Dr. Rollin Brant, a BC Children’s Hospital investigator and professor in the UBC Department of Statistics, is retiring this month after an exceptional career in which he used his expertise in statistical methodology and statistical computing to contribute to a diverse array of leading-edge health research projects.
“Rollin is a consummate biostatistician who has tirelessly pushed for better study designs and better statistical analyses in health research,” says Dr. Paul Gustafson, the head of the UBC Department of Statistics.
Dr. Brant specializes in developing methods for translating the often-complex results of statistical measurements and analyses into more accessible forms that can drive research and inform health care decision makers. This skillset has made him an invaluable collaborator on hundreds of studies including research on the impact of childbirth interventions on the health of mothers and babies, the use of corticosteroids in pediatric emergency medicine, and the effects of exposure to SSRI anti-depressants before birth on the long-term neurological and behavioural development of children.
In March, Dr. Brant was one of the lead authors on a study showing a therapeutic robot is as effective at reducing pain in pre-term babies as human skin-to-skin contact. This work will support the use of the robot, called Calmer, to comfort pre-term babies when parents are not available.
In addition to his significant contributions as a researcher, Dr. Brant is a highly respected colleague and teacher, who has been an integral part of the BC Children’s and UBC communities over the course of his career.
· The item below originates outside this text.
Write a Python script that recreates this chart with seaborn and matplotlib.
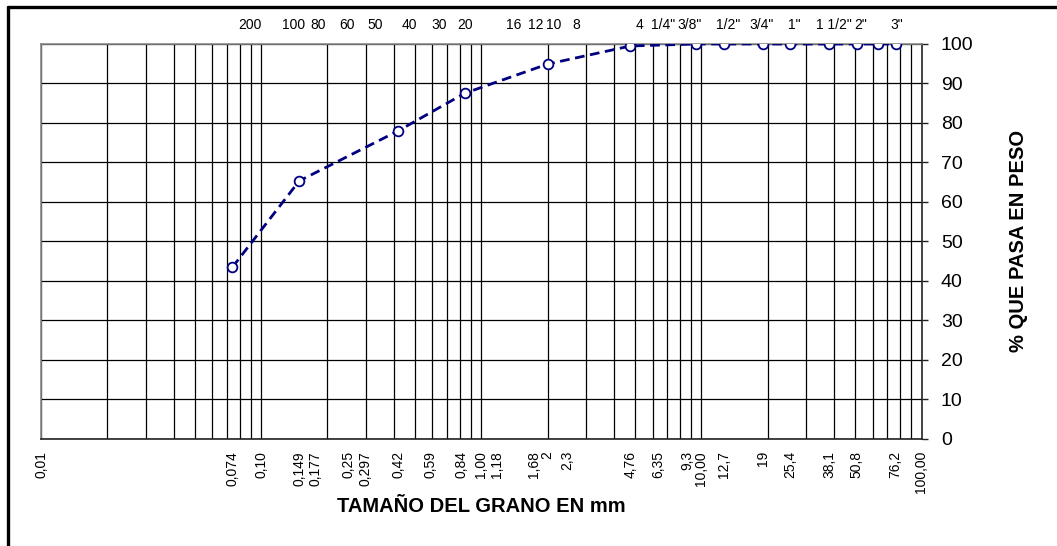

He has been the faculty advisor for Applied Statistics and Data Science Group, the research support unit in the UBC Department of Statistics, several times over the years including for the last two years. In this role, he has served as valued mentor to the staff, passing on a wealth of advice and insight from his years consulting in the medical profession. He is also known as a generous and dedicated mentor to students, and has helped connect many trainees with internships on health science research teams.
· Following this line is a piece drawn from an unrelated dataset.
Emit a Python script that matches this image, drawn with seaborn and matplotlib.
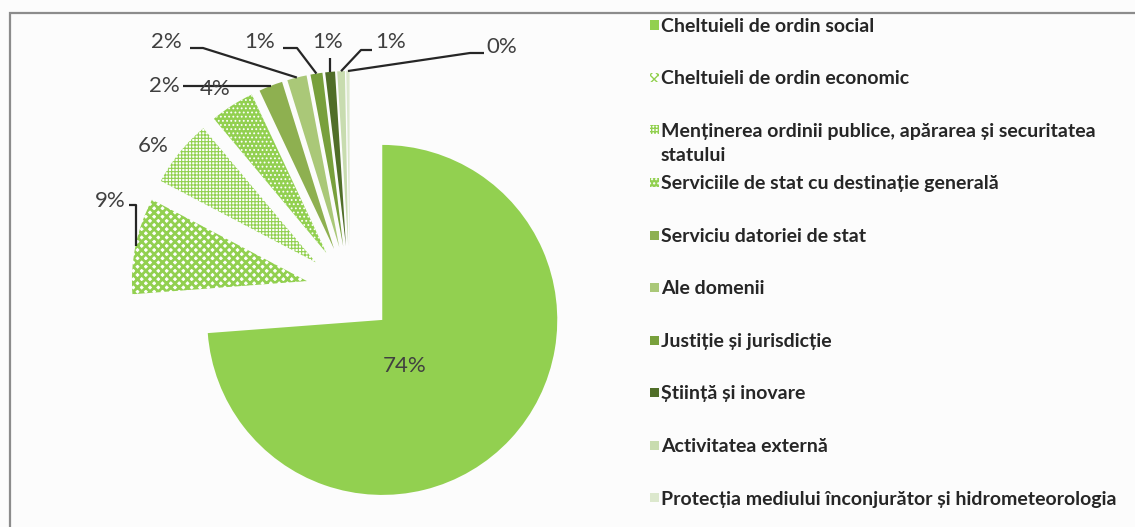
import matplotlib
matplotlib.use("Agg")
import matplotlib.pyplot as plt
import seaborn as sns
import numpy as np
from matplotlib.patches import Rectangle

sns.set_theme(style="white")
plt.rcParams['font.family'] = ['Lato', 'DejaVu Sans']

# data
categories = [
    "Cheltuieli de ordin social",
    "Cheltuieli de ordin economic",
    "Menținerea ordinii publice, apărarea și securitatea\nstatului",
    "Serviciile de stat cu destinație generală",
    "Serviciu datoriei de stat",
    "Ale domenii",
    "Justiție și jurisdicție",
    "Știință și inovare",
    "Activitatea externă",
    "Protecția mediului înconjurător și hidrometeorologia",
]
shares = [73.8, 8.9, 6.2, 4.1, 2.2, 1.8, 1.1, 0.9, 0.7, 0.3]
pct_labels = ["74%", "9%", "6%", "4%", "2%", "2%", "1%", "1%", "1%", "0%"]

face_colors = ["#92D050", "white", "white", "#92D050", "#8EB050",
               "#AAC878", "#78A03C", "#506E28", "#C8DCAF", "#DCE8CD"]
edge_colors = ["#92D050", "#92D050", "#92D050", "white", "#8EB050",
               "#AAC878", "#78A03C", "#506E28", "#C8DCAF", "#DCE8CD"]
hatches = [None, "xxxx", "+++++", "....", None, None, None, None, None, None]

W, H = 1135, 527
R_PX = 175.0
CX, CY = 350.0, 290.0


def px(x, y):
    # screen pixel (from top-left) -> data coords
    return (x - CX) / R_PX, (CY - y) / R_PX


fig = plt.figure(figsize=(W / 100, H / 100), dpi=100)
fig.patch.set_facecolor("#FCFCFC")
ax = fig.add_axes([0, 0, 1, 1])

wedges, _ = ax.pie(shares, startangle=90, counterclock=False,
                   explode=[44 / R_PX] * len(shares), radius=1,
                   wedgeprops=dict(linewidth=0))
for w, fc, ec, h in zip(wedges, face_colors, edge_colors, hatches):
    w.set_facecolor(fc)
    w.set_edgecolor(ec)
    w.set_linewidth(0)
    if h:
        w.set_hatch(h)
        if hasattr(w, "set_hatch_linewidth"):
            w.set_hatch_linewidth(2.0 if h == "xxxx" else 0.8)

ax.set_aspect("auto")
ax.set_xlim(-CX / R_PX, (W - CX) / R_PX)
ax.set_ylim(-(H - CY) / R_PX, CY / R_PX)
ax.axis("off")


def outer_mid(w):
    t = np.deg2rad((w.theta1 + w.theta2) / 2)
    return w.center[0] + w.r * np.cos(t), w.center[1] + w.r * np.sin(t)


lbl_kw = dict(fontsize=16, color="#404040", va="center")
line_kw = dict(color="#262626", lw=1.6, solid_capstyle="butt")

# 74%
ax.text(*px(405, 366), pct_labels[0], ha="center", **lbl_kw)
# 9%
wx, wy = outer_mid(wedges[1])
ax.text(*px(126, 201), pct_labels[1], ha="right", **lbl_kw)
x0, y0 = px(129, 205)
ax.plot([x0, wx, wx], [y0, y0, wy], **line_kw)
# 6%
ax.text(*px(153, 146), pct_labels[2], ha="center", **lbl_kw)
# 2% (datoria) with line over 4%
wx, wy = outer_mid(wedges[4])
ax.text(*px(180, 86), pct_labels[4], ha="right", **lbl_kw)
x0, _ = px(183, 0)
ax.plot([x0, wx], [wy, wy], **line_kw)
ax.text(*px(215, 89), pct_labels[3], ha="center", **lbl_kw)
# 2% ale domenii
wx, wy = outer_mid(wedges[5])
ax.text(*px(182, 42), pct_labels[5], ha="right", **lbl_kw)
x0, y0 = px(190, 48)
x1, _ = px(203, 48)
ax.plot([x0, x1, wx], [y0, y0, wy], **line_kw)
# 1% justitie
wx, wy = outer_mid(wedges[6])
ax.text(*px(275, 42), pct_labels[6], ha="right", **lbl_kw)
x0, y0 = px(283, 48)
x1, _ = px(297, 48)
ax.plot([x0, x1, wx], [y0, y0, wy], **line_kw)
# 1% stiinta
wx, wy = outer_mid(wedges[7])
ax.text(*px(328, 42), pct_labels[7], ha="center", **lbl_kw)
_, y0 = px(0, 58)
ax.plot([wx, wx], [y0, wy], **line_kw)
# 1% externa
wx, wy = outer_mid(wedges[8])
ax.text(*px(375, 42), pct_labels[8], ha="left", **lbl_kw)
x0, y0 = px(372, 50)
x1, _ = px(361, 50)
ax.plot([x0, x1, wx], [y0, y0, wy], **line_kw)
# 0% mediu
wx, wy = outer_mid(wedges[9])
ax.text(*px(486, 47), pct_labels[9], ha="left", **lbl_kw)
x0, y0 = px(484, 53)
x1, _ = px(470, 53)
ax.plot([x0, x1, wx], [y0, y0, wy], **line_kw)

# legend drawn as in the original (fixed row pitch)
for i, (name, fc, ec, h) in enumerate(zip(categories, face_colors, edge_colors, hatches)):
    yc = 25 + 52.5 * i
    r = Rectangle((650 / W, 1 - (yc + 4.5) / H), 9 / W, 9 / H, transform=fig.transFigure,
                  facecolor=fc, edgecolor=ec, linewidth=0, hatch=h)
    fig.add_artist(r)
    fig.text(661 / W, 1 - (yc - 7) / H, name, fontsize=14, fontweight="bold",
             color="#262626", va="top", ha="left", linespacing=1.5)

# chart frame (top and left edges visible)
frame = Rectangle((10 / W, -0.2), 1.2, 1.2 - 13 / H, transform=fig.transFigure,
                  fill=False, edgecolor="#8C8C8C", linewidth=1.6)
fig.add_artist(frame)

fig.savefig("out.png", dpi=100, facecolor=fig.get_facecolor())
"It was a pleasure and an honour to work and interact with Rollin,” says Dr. KS Joseph, a BC Children’s Hospital Investigator and Professor in the UBC School of Population and Public Health and UBC Department of Obstetrics and Gynaecology.
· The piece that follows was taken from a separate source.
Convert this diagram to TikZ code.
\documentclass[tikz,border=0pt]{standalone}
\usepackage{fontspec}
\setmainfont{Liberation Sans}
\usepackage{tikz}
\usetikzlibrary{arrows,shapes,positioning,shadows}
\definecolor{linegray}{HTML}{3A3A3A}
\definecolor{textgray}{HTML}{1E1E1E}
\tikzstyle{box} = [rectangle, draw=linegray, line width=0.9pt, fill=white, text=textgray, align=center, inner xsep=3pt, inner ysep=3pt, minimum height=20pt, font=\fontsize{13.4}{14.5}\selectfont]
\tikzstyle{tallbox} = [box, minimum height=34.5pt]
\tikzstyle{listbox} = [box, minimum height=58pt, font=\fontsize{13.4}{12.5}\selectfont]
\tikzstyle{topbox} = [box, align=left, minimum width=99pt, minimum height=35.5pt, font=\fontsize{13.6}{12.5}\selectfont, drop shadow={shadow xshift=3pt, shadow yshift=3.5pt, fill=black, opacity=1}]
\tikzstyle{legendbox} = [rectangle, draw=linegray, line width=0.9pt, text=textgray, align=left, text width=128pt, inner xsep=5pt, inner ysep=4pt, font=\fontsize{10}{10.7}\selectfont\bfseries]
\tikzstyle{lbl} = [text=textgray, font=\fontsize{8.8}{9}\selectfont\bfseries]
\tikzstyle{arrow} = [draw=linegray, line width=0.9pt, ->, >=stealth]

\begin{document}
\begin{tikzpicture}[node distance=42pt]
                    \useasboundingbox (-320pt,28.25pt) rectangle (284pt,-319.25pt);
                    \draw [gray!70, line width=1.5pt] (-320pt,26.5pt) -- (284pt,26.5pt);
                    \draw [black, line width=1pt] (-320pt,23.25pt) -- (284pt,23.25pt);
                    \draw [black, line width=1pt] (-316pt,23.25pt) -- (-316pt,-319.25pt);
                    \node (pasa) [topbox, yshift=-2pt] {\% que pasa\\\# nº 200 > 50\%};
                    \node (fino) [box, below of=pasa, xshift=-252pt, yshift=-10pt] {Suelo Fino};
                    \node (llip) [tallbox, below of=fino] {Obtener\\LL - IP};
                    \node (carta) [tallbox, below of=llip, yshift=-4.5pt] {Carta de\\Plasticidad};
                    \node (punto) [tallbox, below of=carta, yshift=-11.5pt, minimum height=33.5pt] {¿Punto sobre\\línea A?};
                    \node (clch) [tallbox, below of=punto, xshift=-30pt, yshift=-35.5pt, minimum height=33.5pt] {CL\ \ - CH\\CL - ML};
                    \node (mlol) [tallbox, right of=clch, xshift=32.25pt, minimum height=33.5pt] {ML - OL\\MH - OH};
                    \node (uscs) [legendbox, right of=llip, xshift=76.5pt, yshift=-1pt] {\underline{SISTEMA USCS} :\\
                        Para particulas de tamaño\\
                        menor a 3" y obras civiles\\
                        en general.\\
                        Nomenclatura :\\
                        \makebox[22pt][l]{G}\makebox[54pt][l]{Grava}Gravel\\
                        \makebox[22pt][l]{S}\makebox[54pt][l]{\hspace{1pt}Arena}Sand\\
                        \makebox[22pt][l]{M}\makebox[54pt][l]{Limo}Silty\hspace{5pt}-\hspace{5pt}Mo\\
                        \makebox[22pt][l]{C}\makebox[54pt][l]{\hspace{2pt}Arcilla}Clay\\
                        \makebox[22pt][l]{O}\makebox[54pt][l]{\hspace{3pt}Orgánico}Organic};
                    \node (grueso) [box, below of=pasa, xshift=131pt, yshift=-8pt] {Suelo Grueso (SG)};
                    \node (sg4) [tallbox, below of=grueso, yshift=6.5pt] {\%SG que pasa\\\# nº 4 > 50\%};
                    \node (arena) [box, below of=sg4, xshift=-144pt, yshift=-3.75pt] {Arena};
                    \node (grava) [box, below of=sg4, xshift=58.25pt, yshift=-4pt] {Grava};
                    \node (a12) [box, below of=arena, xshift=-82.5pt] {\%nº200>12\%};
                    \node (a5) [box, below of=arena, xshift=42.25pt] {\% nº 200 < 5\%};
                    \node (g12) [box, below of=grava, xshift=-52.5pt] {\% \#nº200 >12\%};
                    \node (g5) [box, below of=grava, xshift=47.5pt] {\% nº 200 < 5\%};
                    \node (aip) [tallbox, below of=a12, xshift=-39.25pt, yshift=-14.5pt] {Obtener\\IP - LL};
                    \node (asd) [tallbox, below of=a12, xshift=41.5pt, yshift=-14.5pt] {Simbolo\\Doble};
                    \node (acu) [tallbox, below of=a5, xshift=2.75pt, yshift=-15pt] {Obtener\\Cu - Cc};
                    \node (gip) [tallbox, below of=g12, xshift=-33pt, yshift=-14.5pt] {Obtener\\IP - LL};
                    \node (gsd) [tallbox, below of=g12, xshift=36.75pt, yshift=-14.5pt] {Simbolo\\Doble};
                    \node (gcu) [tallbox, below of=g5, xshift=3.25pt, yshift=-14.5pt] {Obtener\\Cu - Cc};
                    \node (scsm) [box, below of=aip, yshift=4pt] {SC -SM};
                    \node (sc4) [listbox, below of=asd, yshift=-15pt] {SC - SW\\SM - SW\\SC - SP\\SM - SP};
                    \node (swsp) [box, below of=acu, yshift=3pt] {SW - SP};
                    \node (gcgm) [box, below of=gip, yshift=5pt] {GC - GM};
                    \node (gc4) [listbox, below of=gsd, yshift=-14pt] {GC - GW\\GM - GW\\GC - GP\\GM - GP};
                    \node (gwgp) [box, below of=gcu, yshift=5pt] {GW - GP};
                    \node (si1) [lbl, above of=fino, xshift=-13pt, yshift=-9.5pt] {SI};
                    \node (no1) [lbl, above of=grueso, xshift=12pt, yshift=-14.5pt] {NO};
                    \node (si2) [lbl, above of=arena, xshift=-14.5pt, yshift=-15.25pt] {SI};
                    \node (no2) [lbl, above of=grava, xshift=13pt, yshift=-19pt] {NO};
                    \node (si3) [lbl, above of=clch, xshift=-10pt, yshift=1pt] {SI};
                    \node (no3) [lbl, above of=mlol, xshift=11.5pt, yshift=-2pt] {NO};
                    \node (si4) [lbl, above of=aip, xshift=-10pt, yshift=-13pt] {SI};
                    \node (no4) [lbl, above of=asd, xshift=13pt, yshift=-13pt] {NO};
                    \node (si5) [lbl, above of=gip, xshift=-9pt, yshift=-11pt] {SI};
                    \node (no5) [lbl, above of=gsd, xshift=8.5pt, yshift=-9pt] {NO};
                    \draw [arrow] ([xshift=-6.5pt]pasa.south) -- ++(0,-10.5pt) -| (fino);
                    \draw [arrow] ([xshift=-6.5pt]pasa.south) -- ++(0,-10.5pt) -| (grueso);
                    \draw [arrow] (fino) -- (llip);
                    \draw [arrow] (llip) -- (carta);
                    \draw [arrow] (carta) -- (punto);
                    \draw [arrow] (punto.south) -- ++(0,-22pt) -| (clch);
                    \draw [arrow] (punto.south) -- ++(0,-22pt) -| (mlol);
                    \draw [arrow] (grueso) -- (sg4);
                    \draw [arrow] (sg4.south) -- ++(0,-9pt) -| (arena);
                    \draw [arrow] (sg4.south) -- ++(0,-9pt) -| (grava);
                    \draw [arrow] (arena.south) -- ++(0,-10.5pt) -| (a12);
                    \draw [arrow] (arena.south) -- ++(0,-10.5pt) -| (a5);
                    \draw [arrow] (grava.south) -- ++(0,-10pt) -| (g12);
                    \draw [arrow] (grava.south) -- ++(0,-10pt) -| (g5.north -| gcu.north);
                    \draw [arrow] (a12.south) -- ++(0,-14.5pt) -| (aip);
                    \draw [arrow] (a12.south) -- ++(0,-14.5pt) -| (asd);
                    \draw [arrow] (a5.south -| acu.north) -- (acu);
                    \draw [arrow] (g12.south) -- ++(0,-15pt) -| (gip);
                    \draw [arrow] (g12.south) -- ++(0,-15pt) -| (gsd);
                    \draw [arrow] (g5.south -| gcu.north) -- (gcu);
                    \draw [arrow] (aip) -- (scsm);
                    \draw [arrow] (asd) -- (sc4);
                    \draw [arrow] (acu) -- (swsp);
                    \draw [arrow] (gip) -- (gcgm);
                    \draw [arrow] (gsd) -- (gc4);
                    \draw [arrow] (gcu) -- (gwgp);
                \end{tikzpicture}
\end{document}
“He is a charming gentleman, a scholar and an articulate statistician. I served with him on several doctoral thesis and examination committees and always admired his knack for asking probing questions, while also treating students with the utmost respect."
Dr. Brant has also made a lasting contribution to statistics education at UBC by working to coordinate the Biostatics Masters programs offered by the Department of Statistics and the School of Population and Public Health so the two programs run in parallel, making it easier for students to complete their studies in a timely fashion.
Among his colleagues, Dr. Brant is known for his humor and enduring good cheer.
“His sense of humour was definitely a welcome addition to sometimes intense discussions on how to handle certain situations and difficult projects,” says Carolyn Taylor, a Senior Statistical Consultant in the Applied Statistics and Data Science Group. “It was also fun hearing of his endless devotion to Linux and his enjoyment of all things sweet.”